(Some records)
== == ==
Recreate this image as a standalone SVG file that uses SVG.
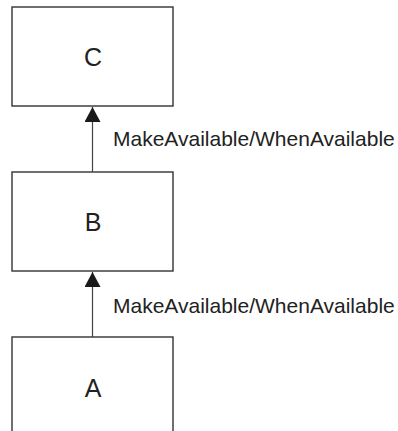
<svg xmlns="http://www.w3.org/2000/svg" width="398" height="431" viewBox="0 0 398 431">
  <style>
    .box { fill: #ffffff; stroke: #333333; stroke-width: 1.4; }
    .name { font-family: "Liberation Sans", Arial, sans-serif; font-size: 25px; fill: #222222; text-anchor: middle; }
    .lbl { font-family: "Liberation Sans", Arial, sans-serif; font-size: 21px; fill: #222222; }
    .conn { stroke: #444444; stroke-width: 1.2; fill: none; }
  </style>
  <defs>
    <marker id="tri" markerUnits="userSpaceOnUse" markerWidth="18" markerHeight="17" refX="15" refY="8" orient="auto">
      <path d="M0,0 L15,8 L0,16 Z" fill="#1a1a1a"/>
    </marker>
  </defs>
  <rect x="0" y="0" width="398" height="431" fill="#ffffff"/>
  <g id="node-C">
    <rect class="box" x="12" y="7" width="161" height="99"/>
    <text class="name" x="93" y="66">C</text>
  </g>
  <g id="node-B">
    <rect class="box" x="12" y="172" width="161" height="99"/>
    <text class="name" x="93" y="231">B</text>
  </g>
  <g id="node-A">
    <rect class="box" x="12" y="337" width="161" height="99"/>
    <text class="name" x="93" y="397">A</text>
  </g>
  <g id="connectors">
    <line class="conn" x1="92.5" y1="172" x2="92.5" y2="107" marker-end="url(#tri)"/>
    <text class="lbl" x="113" y="146">MakeAvailable/WhenAvailable</text>
    <line class="conn" x1="92.5" y1="337" x2="92.5" y2="272" marker-end="url(#tri)"/>
    <text class="lbl" x="113" y="313">MakeAvailable/WhenAvailable</text>
  </g>
</svg>
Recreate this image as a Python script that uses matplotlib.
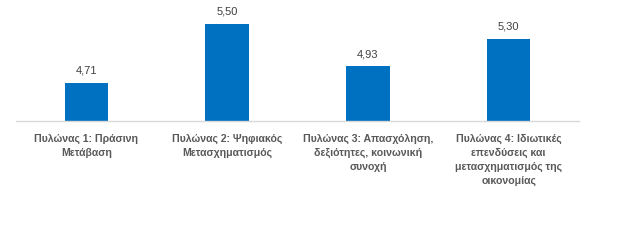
import matplotlib
matplotlib.use('Agg')
import matplotlib.pyplot as plt

categories = ['Πυλώνας 1: Πράσινη\nΜετάβαση',
              'Πυλώνας 2: Ψηφιακός\nΜετασχηματισμός',
              'Πυλώνας 3: Απασχόληση,\nδεξιότητες, κοινωνική\nσυνοχή',
              'Πυλώνας 4: Ιδιωτικές\nεπενδύσεις και\nμετασχηματισμός της\nοικονομίας']
values = [4.71, 5.50, 4.93, 5.30]
value_labels = ['4,71', '5,50', '4,93', '5,30']

plt.rcParams['font.family'] = ['Liberation Sans', 'DejaVu Sans']

fig = plt.figure(figsize=(6.32, 2.4), dpi=100)
ax = fig.add_axes([16 / 632, 119 / 240, 563 / 632, 121 / 240])

x = range(len(values))
ax.bar(x, values, width=0.31, color='#0070C0')
ax.set_xlim(-0.5, len(values) - 0.5)
ax.set_ylim(4.2, 5.82)

for xi, v, lab in zip(x, values, value_labels):
    ax.annotate(lab, (xi, v), xytext=(0, 5), textcoords='offset points',
                ha='center', va='bottom', fontsize=8, color='#404040')

ax.set_xticks(list(x))
ax.set_xticklabels(categories, fontsize=7.6, fontweight='bold', color='#595959',
                   linespacing=1.5)
ax.tick_params(axis='x', length=0, pad=9)
ax.set_yticks([])
for side in ['top', 'right', 'left']:
    ax.spines[side].set_visible(False)
ax.spines['bottom'].set_color('#D9D9D9')
ax.spines['bottom'].set_linewidth(1)

fig.savefig('out.png', dpi=100)
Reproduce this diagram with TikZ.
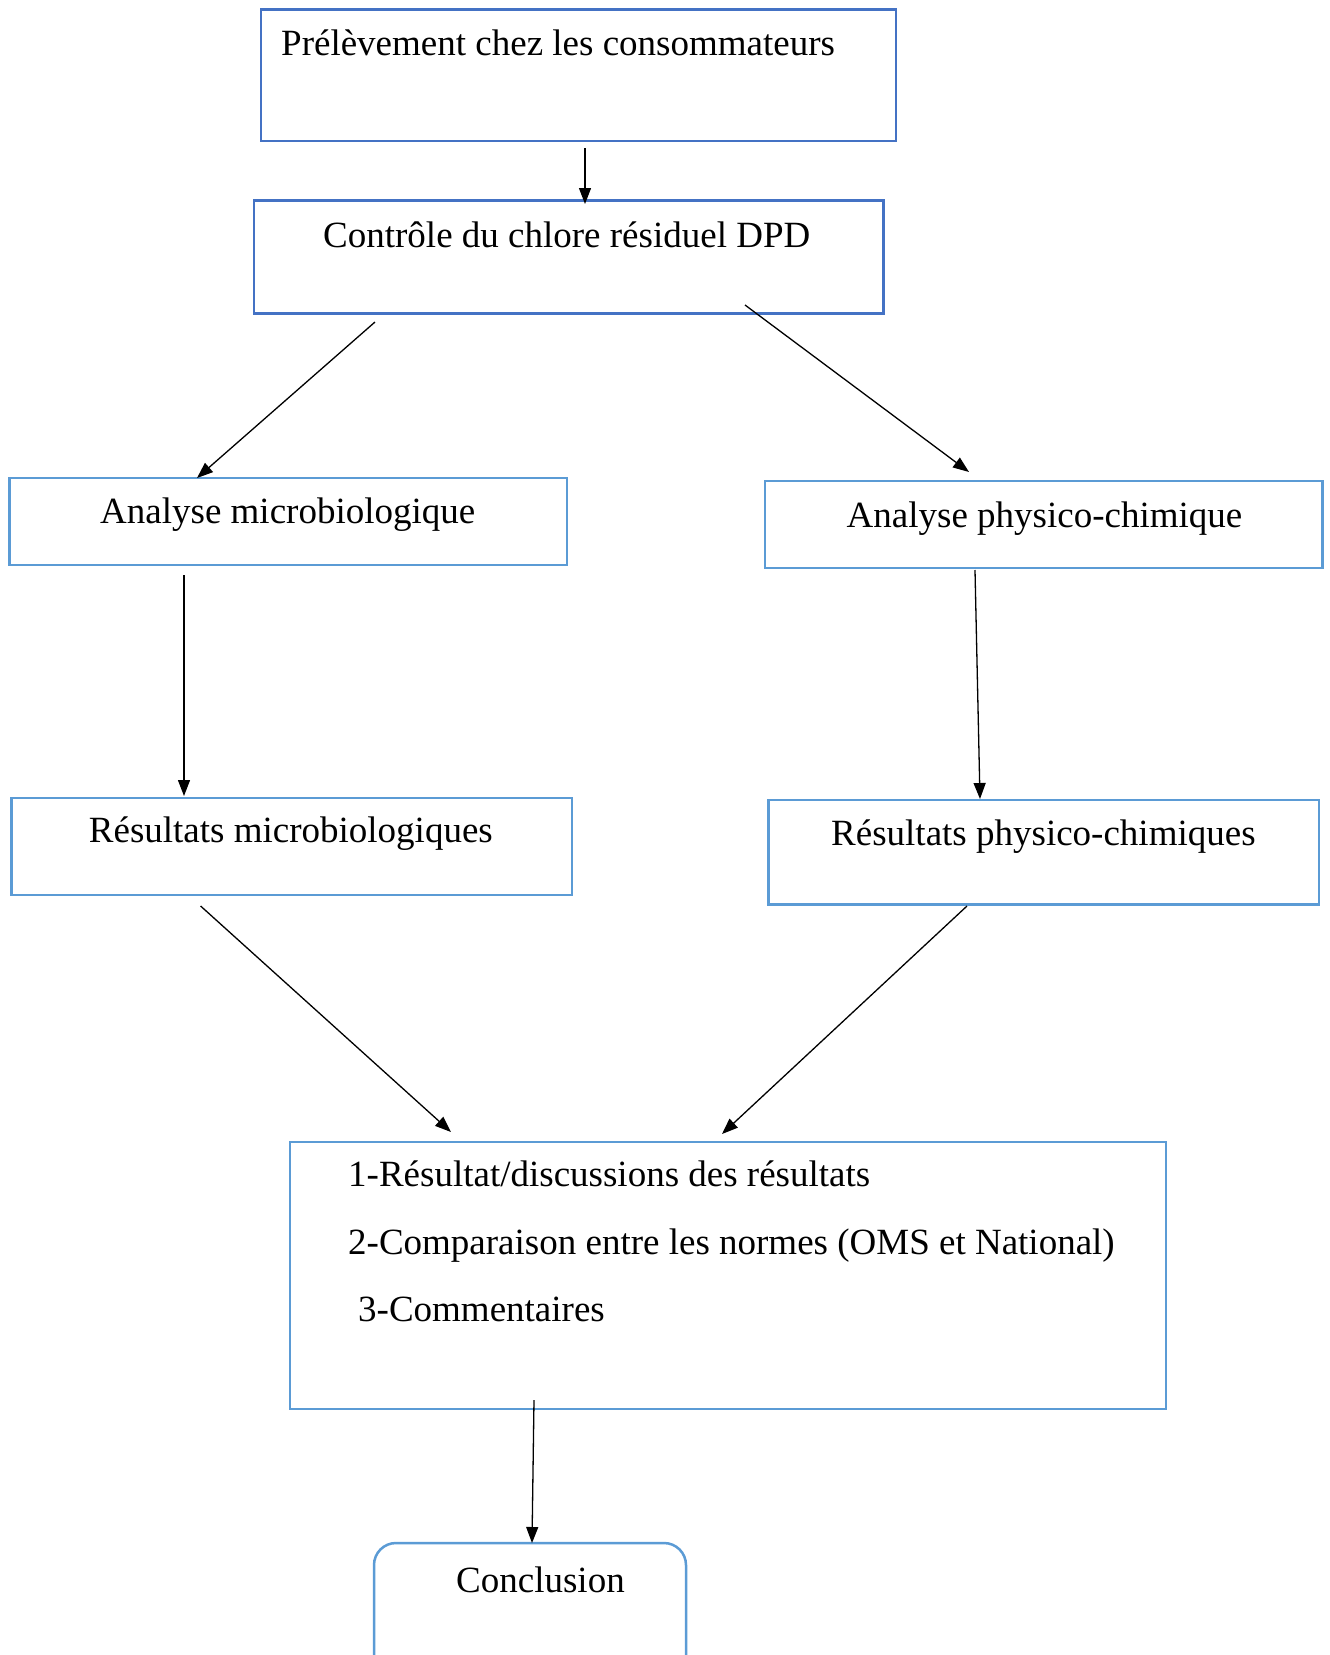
\documentclass[tikz,border=0pt]{standalone}
\usepackage{fontspec}
\setmainfont{Liberation Serif}
\usetikzlibrary{arrows.meta}
\definecolor{darkblue}{HTML}{4472C4}
\definecolor{lightblue}{HTML}{5B9BD5}
\tikzset{
  box/.style={draw=#1, line width=2.5pt, rectangle, inner sep=0pt},
  lbl/.style={anchor=base west, inner sep=0pt, font=\fontsize{37}{44}\selectfont},
  conn/.style={line width=1.3pt, -{Triangle[length=16pt,width=12pt]}}
}
\begin{document}
\begin{tikzpicture}[x=1pt,y=-1pt]
\useasboundingbox (0,0) rectangle (1330,1655);
\begin{scope}
\clip (0,0) rectangle (1330,1655);
% boxes
\node[box=darkblue, fit/.style={}, minimum width=635pt, minimum height=131.5pt] (b1) at (578.5,75.25) {};
\node[box=darkblue, minimum width=629.5pt, minimum height=113pt] (b2) at (568.75,257.05) {};
\node[box=lightblue, minimum width=557.5pt, minimum height=87pt] (b3) at (288.25,521.5) {};
\node[box=lightblue, minimum width=557.6pt, minimum height=87pt] (b4) at (1043.8,524.5) {};
\node[box=lightblue, minimum width=560.4pt, minimum height=97pt] (b5) at (291.8,846.5) {};
\node[box=lightblue, minimum width=550.5pt, minimum height=104.6pt] (b6) at (1043.75,852.3) {};
\node[box=lightblue, minimum width=876pt, minimum height=267pt] (b7) at (728,1275.5) {};
\node[box=lightblue, rounded corners=22pt, minimum width=312pt, minimum height=180pt] (b8) at (530,1633) {};
\end{scope}
% texts
\node[lbl] (t1) at (281,55) {Prélèvement chez les consommateurs};
\node[lbl] (t2) at (323,247) {Contrôle du chlore résiduel DPD};
\node[lbl] (t3) at (100,523) {Analyse microbiologique};
\node[lbl] (t4) at (846.5,527) {Analyse physico-chimique};
\node[lbl] (t5) at (88.7,842) {Résultats microbiologiques};
\node[lbl] (t6) at (831,845) {Résultats physico-chimiques};
\node[lbl] (t7a) at (348,1186.5) {1-Résultat/discussions des résultats};
\node[lbl] (t7b) at (348,1254) {2-Comparaison entre les normes (OMS et National)};
\node[lbl] (t7c) at (358,1321.5) {3-Commentaires};
\node[lbl] (t8) at (456,1592) {Conclusion};
% connector endpoints
\coordinate (a1s) at (585,148);  \coordinate (a1e) at (585,204);
\coordinate (a2s) at (375,322);  \coordinate (a2e) at (197,478);
\coordinate (a3s) at (745,305);  \coordinate (a3e) at (969,472);
\coordinate (a4s) at (184,575);  \coordinate (a4e) at (184,796);
\coordinate (a5s) at (975,570);  \coordinate (a5e) at (980,799);
\coordinate (a6s) at (200.6,906); \coordinate (a6e) at (451,1132);
\coordinate (a7s) at (967,906);  \coordinate (a7e) at (722,1134);
\coordinate (a8s) at (534,1400); \coordinate (a8e) at (532,1543);
\draw[conn] (a1s) -- (a1e);
\draw[conn] (a2s) -- (a2e);
\draw[conn] (a3s) -- (a3e);
\draw[conn] (a4s) -- (a4e);
\draw[conn] (a5s) -- (a5e);
\draw[conn] (a6s) -- (a6e);
\draw[conn] (a7s) -- (a7e);
\draw[conn] (a8s) -- (a8e);
\end{tikzpicture}
\end{document}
== == ==
§ Problem statement
Copy all the records above exactly, but leave out the pictures.

§ Exercise solution
Recreate this image as a standalone SVG file that uses SVG.
<svg xmlns="http://www.w3.org/2000/svg" width="398" height="431" viewBox="0 0 398 431">
  <style>
    .box { fill: #ffffff; stroke: #333333; stroke-width: 1.4; }
    .name { font-family: "Liberation Sans", Arial, sans-serif; font-size: 25px; fill: #222222; text-anchor: middle; }
    .lbl { font-family: "Liberation Sans", Arial, sans-serif; font-size: 21px; fill: #222222; }
    .conn { stroke: #444444; stroke-width: 1.2; fill: none; }
  </style>
  <defs>
    <marker id="tri" markerUnits="userSpaceOnUse" markerWidth="18" markerHeight="17" refX="15" refY="8" orient="auto">
      <path d="M0,0 L15,8 L0,16 Z" fill="#1a1a1a"/>
    </marker>
  </defs>
  <rect x="0" y="0" width="398" height="431" fill="#ffffff"/>
  <g id="node-C">
    <rect class="box" x="12" y="7" width="161" height="99"/>
    <text class="name" x="93" y="66">C</text>
  </g>
  <g id="node-B">
    <rect class="box" x="12" y="172" width="161" height="99"/>
    <text class="name" x="93" y="231">B</text>
  </g>
  <g id="node-A">
    <rect class="box" x="12" y="337" width="161" height="99"/>
    <text class="name" x="93" y="397">A</text>
  </g>
  <g id="connectors">
    <line class="conn" x1="92.5" y1="172" x2="92.5" y2="107" marker-end="url(#tri)"/>
    <text class="lbl" x="113" y="146">MakeAvailable/WhenAvailable</text>
    <line class="conn" x1="92.5" y1="337" x2="92.5" y2="272" marker-end="url(#tri)"/>
    <text class="lbl" x="113" y="313">MakeAvailable/WhenAvailable</text>
  </g>
</svg>
Recreate this image as a Python script that uses matplotlib.
import matplotlib
matplotlib.use('Agg')
import matplotlib.pyplot as plt

categories = ['Πυλώνας 1: Πράσινη\nΜετάβαση',
              'Πυλώνας 2: Ψηφιακός\nΜετασχηματισμός',
              'Πυλώνας 3: Απασχόληση,\nδεξιότητες, κοινωνική\nσυνοχή',
              'Πυλώνας 4: Ιδιωτικές\nεπενδύσεις και\nμετασχηματισμός της\nοικονομίας']
values = [4.71, 5.50, 4.93, 5.30]
value_labels = ['4,71', '5,50', '4,93', '5,30']

plt.rcParams['font.family'] = ['Liberation Sans', 'DejaVu Sans']

fig = plt.figure(figsize=(6.32, 2.4), dpi=100)
ax = fig.add_axes([16 / 632, 119 / 240, 563 / 632, 121 / 240])

x = range(len(values))
ax.bar(x, values, width=0.31, color='#0070C0')
ax.set_xlim(-0.5, len(values) - 0.5)
ax.set_ylim(4.2, 5.82)

for xi, v, lab in zip(x, values, value_labels):
    ax.annotate(lab, (xi, v), xytext=(0, 5), textcoords='offset points',
                ha='center', va='bottom', fontsize=8, color='#404040')

ax.set_xticks(list(x))
ax.set_xticklabels(categories, fontsize=7.6, fontweight='bold', color='#595959',
                   linespacing=1.5)
ax.tick_params(axis='x', length=0, pad=9)
ax.set_yticks([])
for side in ['top', 'right', 'left']:
    ax.spines[side].set_visible(False)
ax.spines['bottom'].set_color('#D9D9D9')
ax.spines['bottom'].set_linewidth(1)

fig.savefig('out.png', dpi=100)
Reproduce this diagram with TikZ.
\documentclass[tikz,border=0pt]{standalone}
\usepackage{fontspec}
\setmainfont{Liberation Serif}
\usetikzlibrary{arrows.meta}
\definecolor{darkblue}{HTML}{4472C4}
\definecolor{lightblue}{HTML}{5B9BD5}
\tikzset{
  box/.style={draw=#1, line width=2.5pt, rectangle, inner sep=0pt},
  lbl/.style={anchor=base west, inner sep=0pt, font=\fontsize{37}{44}\selectfont},
  conn/.style={line width=1.3pt, -{Triangle[length=16pt,width=12pt]}}
}
\begin{document}
\begin{tikzpicture}[x=1pt,y=-1pt]
\useasboundingbox (0,0) rectangle (1330,1655);
\begin{scope}
\clip (0,0) rectangle (1330,1655);
% boxes
\node[box=darkblue, fit/.style={}, minimum width=635pt, minimum height=131.5pt] (b1) at (578.5,75.25) {};
\node[box=darkblue, minimum width=629.5pt, minimum height=113pt] (b2) at (568.75,257.05) {};
\node[box=lightblue, minimum width=557.5pt, minimum height=87pt] (b3) at (288.25,521.5) {};
\node[box=lightblue, minimum width=557.6pt, minimum height=87pt] (b4) at (1043.8,524.5) {};
\node[box=lightblue, minimum width=560.4pt, minimum height=97pt] (b5) at (291.8,846.5) {};
\node[box=lightblue, minimum width=550.5pt, minimum height=104.6pt] (b6) at (1043.75,852.3) {};
\node[box=lightblue, minimum width=876pt, minimum height=267pt] (b7) at (728,1275.5) {};
\node[box=lightblue, rounded corners=22pt, minimum width=312pt, minimum height=180pt] (b8) at (530,1633) {};
\end{scope}
% texts
\node[lbl] (t1) at (281,55) {Prélèvement chez les consommateurs};
\node[lbl] (t2) at (323,247) {Contrôle du chlore résiduel DPD};
\node[lbl] (t3) at (100,523) {Analyse microbiologique};
\node[lbl] (t4) at (846.5,527) {Analyse physico-chimique};
\node[lbl] (t5) at (88.7,842) {Résultats microbiologiques};
\node[lbl] (t6) at (831,845) {Résultats physico-chimiques};
\node[lbl] (t7a) at (348,1186.5) {1-Résultat/discussions des résultats};
\node[lbl] (t7b) at (348,1254) {2-Comparaison entre les normes (OMS et National)};
\node[lbl] (t7c) at (358,1321.5) {3-Commentaires};
\node[lbl] (t8) at (456,1592) {Conclusion};
% connector endpoints
\coordinate (a1s) at (585,148);  \coordinate (a1e) at (585,204);
\coordinate (a2s) at (375,322);  \coordinate (a2e) at (197,478);
\coordinate (a3s) at (745,305);  \coordinate (a3e) at (969,472);
\coordinate (a4s) at (184,575);  \coordinate (a4e) at (184,796);
\coordinate (a5s) at (975,570);  \coordinate (a5e) at (980,799);
\coordinate (a6s) at (200.6,906); \coordinate (a6e) at (451,1132);
\coordinate (a7s) at (967,906);  \coordinate (a7e) at (722,1134);
\coordinate (a8s) at (534,1400); \coordinate (a8e) at (532,1543);
\draw[conn] (a1s) -- (a1e);
\draw[conn] (a2s) -- (a2e);
\draw[conn] (a3s) -- (a3e);
\draw[conn] (a4s) -- (a4e);
\draw[conn] (a5s) -- (a5e);
\draw[conn] (a6s) -- (a6e);
\draw[conn] (a7s) -- (a7e);
\draw[conn] (a8s) -- (a8e);
\end{tikzpicture}
\end{document}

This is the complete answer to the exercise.